Given problem: Identify each line in the records below that contains the word "this", and copy it.
----------
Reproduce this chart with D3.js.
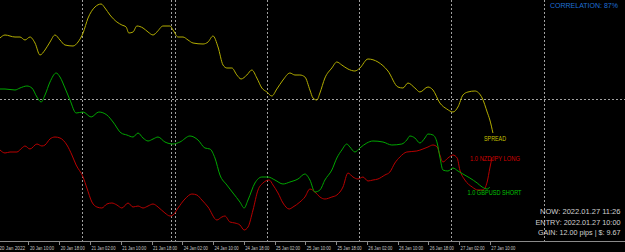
<!DOCTYPE html>
<html><head><meta charset="utf-8">
<script src="https://cdn.jsdelivr.net/npm/d3@7/dist/d3.min.js"></script>
<style>html,body{margin:0;padding:0;background:#000;overflow:hidden}</style>
</head><body><svg id="c" width="625" height="252"></svg>
<script>
// ---- data (time in trading hours since 20 Jan 02:00; values are normalized indicator units) ----
const tickHours = [0,8,16,24,32,40,48,56,64,72,80,88,96,104,112,120,128];
const tickLabels = ["20 Jan 2022","20 Jan 10:00","20 Jan 18:00","21 Jan 02:00","21 Jan 10:00","21 Jan 18:00",
  "24 Jan 02:00","24 Jan 10:00","24 Jan 18:00","25 Jan 02:00","25 Jan 10:00","25 Jan 18:00",
  "26 Jan 02:00","26 Jan 10:00","26 Jan 18:00","27 Jan 02:00","27 Jan 10:00"];
const daySeparatorHours = [22, 45.2, 46, 70, 94, 118, 142];
const entryLevel = 141;

const spreadHours = [0.6,1.9,4.5,5.8,7.1,8.4,9.7,11.0,12.3,13.6,14.9,16.2,17.5,19.6,20.9,22.2,23.5,25.3,26.9,27.9,
  29.2,31.0,32.3,33.4,34.1,35.2,36.2,37.8,39.1,40.4,41.4,43.0,44.8,45.6,46.9,48.2,49.5,50.8,53.4,54.7,
  56.0,57.3,58.6,59.6,60.9,62.2,63.3,64.8,66.1,67.4,68.7,70.0,71.3,72.6,74.2,76.0,77.3,78.6,79.9,81.2,
  82.0,83.0,83.8,85.1,86.9,88.2,89.5,91.1,92.9,94.2,96.3,98.9,101.5,104.1,105.4,106.7,108.5,109.8,111.9,113.2,
  115.0,116.8,118.4,119.7,121.0,122.3,124.1,126.0,127.3,128.0,128.8];
const spreadValues = [202,205,203,203,200,203,197,185,190,198,205,200,195,194,198,207,222,233,236,232,
  225,218,215,213,207,208,214,212,208,205,208,214,214,210,203,203,200,197,196,198,
  204,193,175,172,172,165,161,165,170,162,152,148,144,151,160,167,165,165,163,150,
  142,140,147,162,172,178,175,171,169,172,181,178,169,153,152,157,152,148,153,150,
  137,131,128,133,145,148,149,142,128,120,107];

const gbpusdHours = [0.6,1.9,4.5,5.8,7.6,8.9,10.2,11.3,12.3,13.6,15.2,16.2,17.5,18.8,20.4,22.2,24.3,26.3,28.4,30.0,
  32.1,33.6,35.2,36.5,37.8,39.1,40.4,41.7,43.5,45.6,47.4,50.0,52.1,53.9,55.2,56.5,57.8,59.6,61.2,63.0,
  64.1,65.1,66.9,68.7,70.3,72.1,74.2,76.0,78.1,79.9,81.2,82.5,83.8,85.1,86.9,88.2,89.5,90.8,91.6,92.9,
  94.2,96.0,97.6,100.2,102.5,105.1,106.4,107.2,108.5,109.8,111.1,111.9,113.2,114.3,115.0,115.8,117.1,118.4,119.7,121.0,
  122.8,124.7,126.0,127.3,128.0];
const gbpusdValues = [151,151,150,152,154,152,143,138,145,158,167,163,152,140,127,128,123,128,125,118,
  107,105,103,107,102,99,101,103,98,96,98,104,100,92,91,82,65,55,47,38,
  32,40,57,63,63,60,56,58,61,66,60,48,50,60,70,82,90,96,93,88,
  92,97,99,98,95,96,100,104,102,97,102,106,105,97,83,70,69,72,69,66,
  62,57,53,51,53];

const nzdjpyHours = [0.6,1.9,3.2,5.0,6.3,7.1,8.4,10.2,11.5,12.3,13.6,14.9,16.2,18.0,19.3,20.4,22.2,23.2,24.5,25.8,
  27.1,28.4,29.7,31.0,32.3,33.9,35.2,36.5,37.8,39.1,40.4,41.7,43.5,44.8,45.6,46.9,48.7,50.5,51.8,53.1,
  54.7,57.0,58.3,59.1,60.4,61.7,63.0,64.1,65.1,66.4,67.7,69.0,70.6,71.6,72.9,74.2,75.8,76.8,78.6,79.9,
  81.2,82.5,83.8,85.1,86.9,88.2,89.8,91.1,92.4,93.7,95.0,96.3,97.6,98.9,100.7,102.0,103.3,104.6,106.4,109.0,
  110.6,111.9,113.2,114.3,115.0,115.8,117.1,118.4,119.5,120.2,121.5,123.4,124.9,126.2,127.3,128.0,128.6];
const nzdjpyValues = [90,87,88,88,92,94,91,96,94,95,101,103,102,95,85,75,63,52,38,33,
  32,36,37,35,32,37,33,34,32,34,36,33,27,24,25,32,41,46,45,40,
  33,20,23,24,18,17,15,10,13,30,50,57,60,55,47,37,31,33,38,43,
  51,48,43,41,43,45,53,67,63,61,63,59,60,61,65,68,77,83,88,89,
  91,93,95,93,85,78,82,85,82,70,60,53,50,50,58,72,83];

const seriesNames = ["SPREAD","1.0 NZDJPY LONG","1.0 GBPUSD SHORT"];
const seriesColors = ["#b3ad00","#b80000","#00a600"];
const labelColors = ["#c9c400","#d00000","#00c000"];
const correlationText = "CORRELATION: 87%";
const infoLines = ["NOW: 2022.01.27 11:26","ENTRY: 2022.01.27 10:00","GAIN: 12.00 pips | $: 9.67"];

// ---- drawing ----
const W = 625, H = 252, axisY = 241.5;
const svg = d3.select("#c");
svg.append("rect").attr("width", W).attr("height", H).attr("fill", "#000");

const x = d3.scaleLinear().domain([0, 163]).range([-2.3, -2.3 + 163 * 3.845]);
const y = d3.scaleLinear().domain([0, 240]).range([240, 0]);

// grid: day separators and entry level
const gridColor = "#a0a0a0";
svg.append("g").selectAll("line").data(daySeparatorHours).join("line")
  .attr("x1", d => Math.round(x(d)) + 0.5).attr("x2", d => Math.round(x(d)) + 0.5)
  .attr("y1", 0).attr("y2", axisY)
  .attr("stroke", gridColor).attr("stroke-width", 1).attr("stroke-dasharray", "2,2")
  .attr("shape-rendering", "crispEdges");
svg.append("line")
  .attr("x1", 0).attr("x2", W)
  .attr("y1", Math.round(y(entryLevel)) + 0.5).attr("y2", Math.round(y(entryLevel)) + 0.5)
  .attr("stroke", gridColor).attr("stroke-width", 1).attr("stroke-dasharray", "2,2")
  .attr("shape-rendering", "crispEdges");

// series lines
const series = [
  {h: spreadHours, v: spreadValues},
  {h: nzdjpyHours, v: nzdjpyValues},
  {h: gbpusdHours, v: gbpusdValues}
];
const line = d3.line().x(d => x(d[0])).y(d => y(d[1])).curve(d3.curveMonotoneX);
series.forEach((s, i) => {
  const pts = s.h.map((h, j) => [h, s.v[j]]);
  svg.append("path").datum(pts).attr("d", line)
    .attr("fill", "none").attr("stroke", seriesColors[i]).attr("stroke-width", 1);
});

// series labels
const labelPos = [{cx: 495, by: 140.7, w: 22}, {cx: 495, by: 160.6, w: 50}, {cx: 494.5, by: 194.6, w: 54}];
seriesNames.forEach((n, i) => {
  svg.append("text").text(n)
    .attr("x", labelPos[i].cx).attr("y", labelPos[i].by)
    .attr("text-anchor", "middle")
    .attr("font-family", "'Liberation Sans', Arial, sans-serif").attr("font-size", 6.4)
    .attr("textLength", labelPos[i].w).attr("lengthAdjust", "spacingAndGlyphs")
    .attr("fill", labelColors[i]);
});

// x axis
const axis = d3.axisBottom(x).tickValues(tickHours)
  .tickFormat((d, i) => tickLabels[i]).tickSizeInner(3).tickSizeOuter(0).tickPadding(2);
const ag = svg.append("g").attr("transform", `translate(0,${axisY})`).call(axis);
ag.select(".domain").attr("stroke", "#8a8a8a").attr("d", `M0,0H${W}`).attr("shape-rendering", "crispEdges");
ag.selectAll(".tick line").attr("stroke", "#8a8a8a").attr("shape-rendering", "crispEdges");
ag.selectAll(".tick text")
  .attr("text-anchor", "start").attr("x", 1).attr("y", 8).attr("dy", 0)
  .attr("fill", "#c8c8c8")
  .attr("font-family", "'Liberation Sans', Arial, sans-serif").attr("font-size", 5.1)
  .attr("textLength", (d, i) => i === 0 ? 26 : 24).attr("lengthAdjust", "spacingAndGlyphs");

// correlation text
svg.append("text").text(correlationText)
  .attr("x", 618).attr("y", 8).attr("text-anchor", "end")
  .attr("font-family", "'Liberation Sans', Arial, sans-serif").attr("font-size", 7)
  .attr("textLength", 68).attr("lengthAdjust", "spacingAndGlyphs")
  .attr("fill", "#1f6fd6");

// info text
const infoY = [214, 224.5, 235];
const infoW = [80.5, 85, 82.5];
infoLines.forEach((t, i) => {
  svg.append("text").text(t)
    .attr("x", 620.5).attr("y", infoY[i]).attr("text-anchor", "end")
    .attr("font-family", "'Liberation Sans', Arial, sans-serif").attr("font-size", 7.5)
    .attr("textLength", infoW[i]).attr("lengthAdjust", "spacingAndGlyphs")
    .attr("fill", "#d0d0d0");
});
</script></body></html>
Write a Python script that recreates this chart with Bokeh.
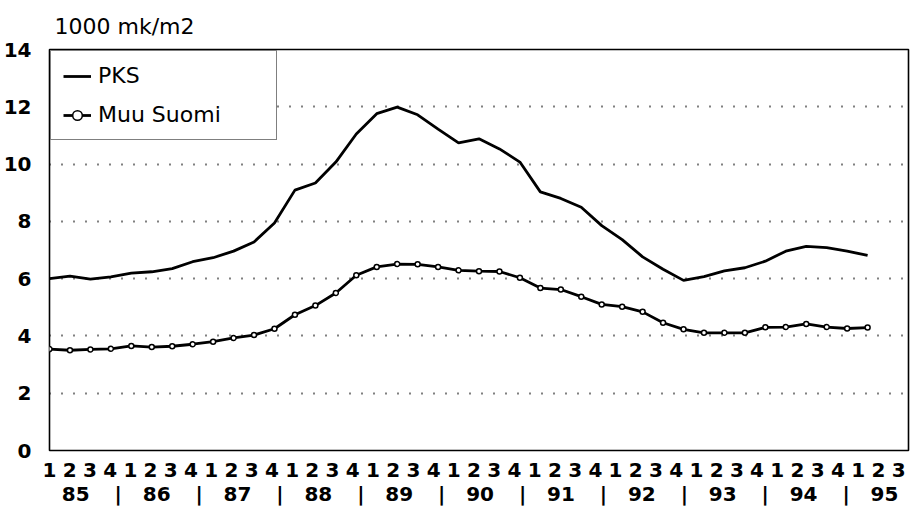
from bokeh.plotting import figure
from bokeh.models import Range1d, LinearAxis, FixedTicker, Legend, LegendItem
from bokeh.embed import file_html
from bokeh.resources import INLINE

# ---- data (quarterly, 1985 Q1 .. 1995 Q1) ----
quarter = list(range(41))
pks = [6.00, 6.09, 5.98, 6.06, 6.19, 6.24, 6.35, 6.59, 6.73, 6.96,
       7.28, 7.94, 9.09, 9.34, 10.07, 11.05, 11.76, 11.99, 11.72, 11.22,
       10.74, 10.88, 10.53, 10.07, 9.03, 8.80, 8.49, 7.85, 7.36, 6.76,
       6.33, 5.94, 6.07, 6.27, 6.38, 6.61, 6.96, 7.13, 7.08, 6.96, 6.81]
muu = [3.54, 3.50, 3.53, 3.55, 3.65, 3.61, 3.64, 3.71, 3.80, 3.93,
       4.03, 4.25, 4.74, 5.06, 5.50, 6.12, 6.41, 6.51, 6.50, 6.41,
       6.29, 6.26, 6.25, 6.03, 5.67, 5.62, 5.37, 5.10, 5.02, 4.84,
       4.46, 4.23, 4.11, 4.11, 4.11, 4.30, 4.31, 4.42, 4.31, 4.26, 4.29]
quarter_labels = ["1", "2", "3", "4"] * 10 + ["1", "2", "3"]
years = ["85", "86", "87", "88", "89", "90", "91", "92", "93", "94", "95"]
y_ticks = [0, 2, 4, 6, 8, 10, 12, 14]
grid_ticks = [2, 4, 6, 8, 10, 12]

FONT = "DejaVu Sans"

p = figure(width=912, height=508,
           x_range=Range1d(0, 42), y_range=Range1d(0, 14),
           x_axis_location=None,
           output_backend="svg", toolbar_location=None,
           min_border_left=48, min_border_right=4,
           min_border_top=48, min_border_bottom=55)
p.background_fill_color = "white"
p.border_fill_color = "white"
p.outline_line_color = "black"
p.outline_line_width = 1.6

# label scale (tenths of a label slot)
p.extra_x_ranges = {"lab": Range1d(0, 424.9)}

ax1 = LinearAxis(x_range_name="lab",
                 ticker=FixedTicker(ticks=[10 * j for j in range(len(quarter_labels))]))
ax1.major_label_overrides = {10 * j: t for j, t in enumerate(quarter_labels)}
ax1.major_label_standoff = 6
ax2 = LinearAxis(x_range_name="lab")
yr_pos = [40 * k + 13 for k in range(len(years))]
sep_pos = [40 * k + 34 for k in range(len(years) - 1)]
ax2.ticker = FixedTicker(ticks=yr_pos + sep_pos)
ov = {pos: y for pos, y in zip(yr_pos, years)}
ov.update({pos: "|" for pos in sep_pos})
ax2.major_label_overrides = ov
ax2.major_label_standoff = -4
for ax in (ax1, ax2):
    ax.axis_line_color = None
    ax.major_tick_line_color = None
    ax.minor_tick_line_color = None
    ax.major_label_text_font = FONT
    ax.major_label_text_font_size = "20px"
    ax.major_label_text_font_style = "bold"
    ax.major_label_text_color = "black"
    p.add_layout(ax, "below")

p.yaxis.ticker = FixedTicker(ticks=y_ticks)
p.yaxis.axis_line_color = None
p.yaxis.major_tick_line_color = None
p.yaxis.minor_tick_line_color = None
p.yaxis.major_label_standoff = 12
p.yaxis.major_label_text_font = FONT
p.yaxis.major_label_text_font_size = "20px"
p.yaxis.major_label_text_font_style = "bold"
p.yaxis.major_label_text_color = "black"

p.xgrid.visible = False
p.ygrid.ticker = FixedTicker(ticks=grid_ticks)
p.ygrid.grid_line_color = "black"
p.ygrid.grid_line_width = 2
p.ygrid.grid_line_dash = "1 11"

r1 = p.line(quarter, pks, line_color="black", line_width=2.8)
r2 = p.line(quarter, muu, line_color="black", line_width=2.8)
r2m = p.scatter(quarter, muu, marker="circle", size=5, fill_color="white",
                line_color="black", line_width=1.5)

legend = Legend(items=[LegendItem(label="PKS", renderers=[r1]),
                       LegendItem(label="Muu Suomi", renderers=[r2, r2m])],
                location="top_left")
legend.margin = 1
legend.padding = 12
legend.spacing = 14
legend.glyph_width = 28
legend.glyph_height = 24
legend.label_height = 24
legend.label_width = 166
legend.label_standoff = 7
legend.label_text_font = FONT
legend.label_text_font_size = "22px"
legend.label_text_color = "black"
legend.border_line_color = "black"
legend.border_line_width = 1.6
legend.background_fill_color = "white"
legend.background_fill_alpha = 1.0
p.add_layout(legend)

p.title.text = "1000 mk/m2"
p.title.text_font = FONT
p.title.text_font_size = "22px"
p.title.text_font_style = "normal"
p.title.text_color = "black"
p.title.align = "left"
p.title.offset = 5
p.title.standoff = 22

open("out.html", "w").write(file_html(p, INLINE))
----------
Complete answer:
Reproduce this chart with D3.js.
Write a Python script that recreates this chart with Bokeh.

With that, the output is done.